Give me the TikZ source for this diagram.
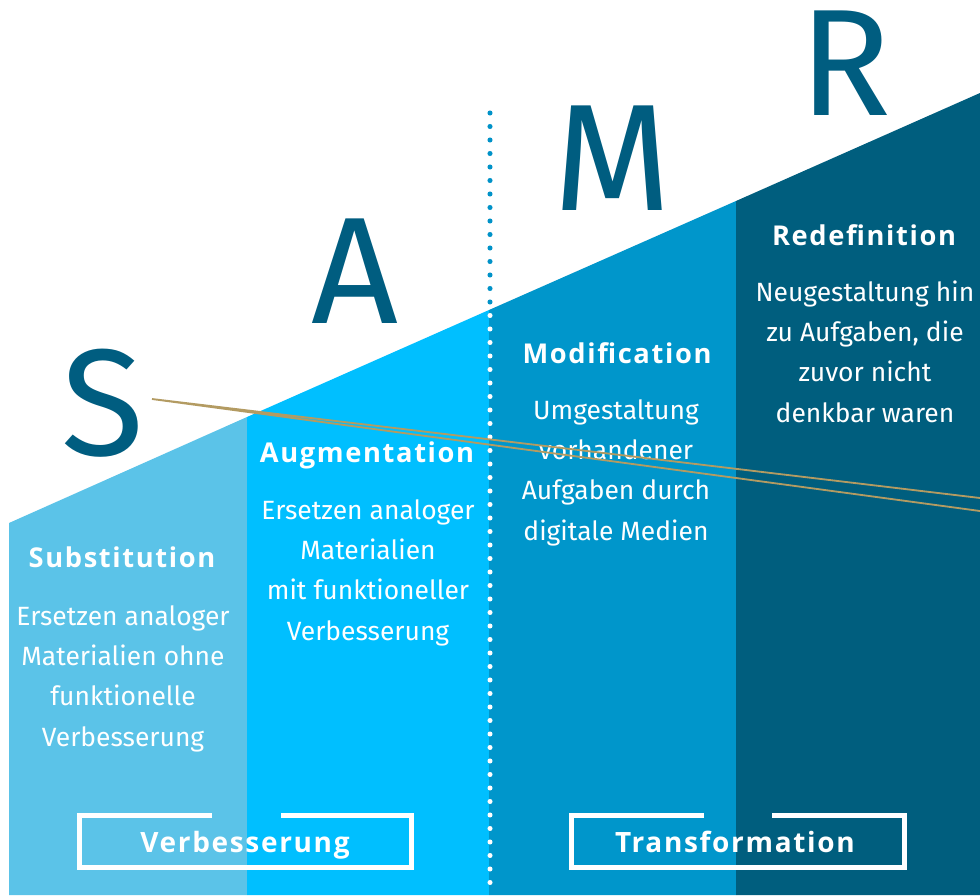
\documentclass[tikz,border=0pt]{standalone}
\usepackage{fontspec}
\setmainfont{Fira Sans}
\newfontfamily\headfont{Open Sans}[LetterSpace=6]
\usetikzlibrary{positioning}

\definecolor{sblue}{HTML}{5BC3E8}
\definecolor{ablue}{HTML}{00BFFF}
\definecolor{mblue}{HTML}{0096CB}
\definecolor{rblue}{HTML}{005E7E}
\definecolor{letterblue}{HTML}{005D80}
\definecolor{dotblue}{HTML}{0092C8}
\definecolor{gold}{HTML}{B39B62}

\tikzset{
  bigletter/.style={text=letterblue, inner sep=0pt, anchor=base, font=\fontsize{108}{108}\selectfont},
  title/.style={text=white, inner sep=0pt, anchor=base, font=\headfont\bfseries\fontsize{19.4}{22}\selectfont},
  body/.style={text=white, inner sep=0pt, anchor=base, align=center, font=\fontsize{18.8}{28.5}\selectfont},
  frametext/.style={text=white, inner sep=0pt, anchor=base, font=\headfont\bfseries\fontsize{19.9}{22}\selectfont},
  frameline/.style={draw=white, line width=3.6pt},
  dotline/.style={line width=3.6pt, line cap=round, dash pattern=on 0pt off 9.6pt},
}

\begin{document}
\begin{tikzpicture}[x=0.025cm, y=-0.025cm]
\fill[white] (0,0) rectangle (980,895);
\useasboundingbox (0,0) rectangle (980,895);

% the four steps
\fill[sblue] (9,523) -- (247,417) -- (247,895) -- (9,895) -- cycle;
\fill[ablue] (247,417) -- (489,310) -- (489,895) -- (247,895) -- cycle;
\fill[mblue] (489,310) -- (736,201) -- (736,895) -- (489,895) -- cycle;
\fill[rblue] (736,201) -- (980,93) -- (980,895) -- (736,895) -- cycle;

% dotted divider
\coordinate (dtop) at (490,113);
\coordinate (dbot) at (490,895);
\draw[dotline, dotblue] (dtop) -- (dbot);
\begin{scope}
  \clip (9,523) -- (980,93) -- (980,895) -- (9,895) -- cycle;
  \draw[dotline, white] (dtop) -- (dbot);
\end{scope}

% letters
\node (S) at (103,455) [bigletter] {S};
\node (A) at (355,323) [bigletter] {A};
\node (M) at (613,210) [bigletter] {M};
\node (R) at (845,115) [bigletter] {R};

% titles and texts (body anchored at its last line)
\node (sub) at (122,567) [title] {Substitution};
\node (subtext) at (123,746) [body] {Ersetzen analoger\\Materialien ohne\\funktionelle\\Verbesserung};
\node (aug) at (367,462) [title] {Augmentation};
\node (augtext) at (368,640) [body] {Ersetzen analoger\\Materialien\\mit funktioneller\\Verbesserung};
\node (mod) at (617,363) [title] {Modification};
\node (modtext) at (616,540) [body] {Umgestaltung\\vorhandener\\Aufgaben durch\\digitale Medien};
\node (red) at (864,245) [title] {Redefinition};
\node (redtext) at (865,422) [body] {Neugestaltung hin\\zu Aufgaben, die\\zuvor nicht\\denkbar waren};

% frames
\node (verb) at (245,852) [frametext] {Verbesserung};
\draw[frameline] (212,815.5) -- (79.5,815.5) -- (79.5,867.5) -- (411.5,867.5) -- (411.5,815.5) -- (281,815.5);
\node (trans) at (735,852) [frametext] {Transformation};
\draw[frameline] (704,815.5) -- (571.5,815.5) -- (571.5,867.5) -- (904.5,867.5) -- (904.5,815.5) -- (772,815.5);

% gold lines
\coordinate (g0) at (152,399);
\coordinate (g1) at (980,498);
\coordinate (g2) at (980,511);
\draw[gold, line width=1.3pt] (g1) -- (g0) -- (g2);
\end{tikzpicture}
\end{document}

-- -- --

- Written task:
Repeat all the data as it stands, dropping any images it holds.

- Answer to this task:
Give me the TikZ source for this diagram.
\documentclass[tikz,border=0pt]{standalone}
\usepackage{fontspec}
\setmainfont{Fira Sans}
\newfontfamily\headfont{Open Sans}[LetterSpace=6]
\usetikzlibrary{positioning}

\definecolor{sblue}{HTML}{5BC3E8}
\definecolor{ablue}{HTML}{00BFFF}
\definecolor{mblue}{HTML}{0096CB}
\definecolor{rblue}{HTML}{005E7E}
\definecolor{letterblue}{HTML}{005D80}
\definecolor{dotblue}{HTML}{0092C8}
\definecolor{gold}{HTML}{B39B62}

\tikzset{
  bigletter/.style={text=letterblue, inner sep=0pt, anchor=base, font=\fontsize{108}{108}\selectfont},
  title/.style={text=white, inner sep=0pt, anchor=base, font=\headfont\bfseries\fontsize{19.4}{22}\selectfont},
  body/.style={text=white, inner sep=0pt, anchor=base, align=center, font=\fontsize{18.8}{28.5}\selectfont},
  frametext/.style={text=white, inner sep=0pt, anchor=base, font=\headfont\bfseries\fontsize{19.9}{22}\selectfont},
  frameline/.style={draw=white, line width=3.6pt},
  dotline/.style={line width=3.6pt, line cap=round, dash pattern=on 0pt off 9.6pt},
}

\begin{document}
\begin{tikzpicture}[x=0.025cm, y=-0.025cm]
\fill[white] (0,0) rectangle (980,895);
\useasboundingbox (0,0) rectangle (980,895);

% the four steps
\fill[sblue] (9,523) -- (247,417) -- (247,895) -- (9,895) -- cycle;
\fill[ablue] (247,417) -- (489,310) -- (489,895) -- (247,895) -- cycle;
\fill[mblue] (489,310) -- (736,201) -- (736,895) -- (489,895) -- cycle;
\fill[rblue] (736,201) -- (980,93) -- (980,895) -- (736,895) -- cycle;

% dotted divider
\coordinate (dtop) at (490,113);
\coordinate (dbot) at (490,895);
\draw[dotline, dotblue] (dtop) -- (dbot);
\begin{scope}
  \clip (9,523) -- (980,93) -- (980,895) -- (9,895) -- cycle;
  \draw[dotline, white] (dtop) -- (dbot);
\end{scope}

% letters
\node (S) at (103,455) [bigletter] {S};
\node (A) at (355,323) [bigletter] {A};
\node (M) at (613,210) [bigletter] {M};
\node (R) at (845,115) [bigletter] {R};

% titles and texts (body anchored at its last line)
\node (sub) at (122,567) [title] {Substitution};
\node (subtext) at (123,746) [body] {Ersetzen analoger\\Materialien ohne\\funktionelle\\Verbesserung};
\node (aug) at (367,462) [title] {Augmentation};
\node (augtext) at (368,640) [body] {Ersetzen analoger\\Materialien\\mit funktioneller\\Verbesserung};
\node (mod) at (617,363) [title] {Modification};
\node (modtext) at (616,540) [body] {Umgestaltung\\vorhandener\\Aufgaben durch\\digitale Medien};
\node (red) at (864,245) [title] {Redefinition};
\node (redtext) at (865,422) [body] {Neugestaltung hin\\zu Aufgaben, die\\zuvor nicht\\denkbar waren};

% frames
\node (verb) at (245,852) [frametext] {Verbesserung};
\draw[frameline] (212,815.5) -- (79.5,815.5) -- (79.5,867.5) -- (411.5,867.5) -- (411.5,815.5) -- (281,815.5);
\node (trans) at (735,852) [frametext] {Transformation};
\draw[frameline] (704,815.5) -- (571.5,815.5) -- (571.5,867.5) -- (904.5,867.5) -- (904.5,815.5) -- (772,815.5);

% gold lines
\coordinate (g0) at (152,399);
\coordinate (g1) at (980,498);
\coordinate (g2) at (980,511);
\draw[gold, line width=1.3pt] (g1) -- (g0) -- (g2);
\end{tikzpicture}
\end{document}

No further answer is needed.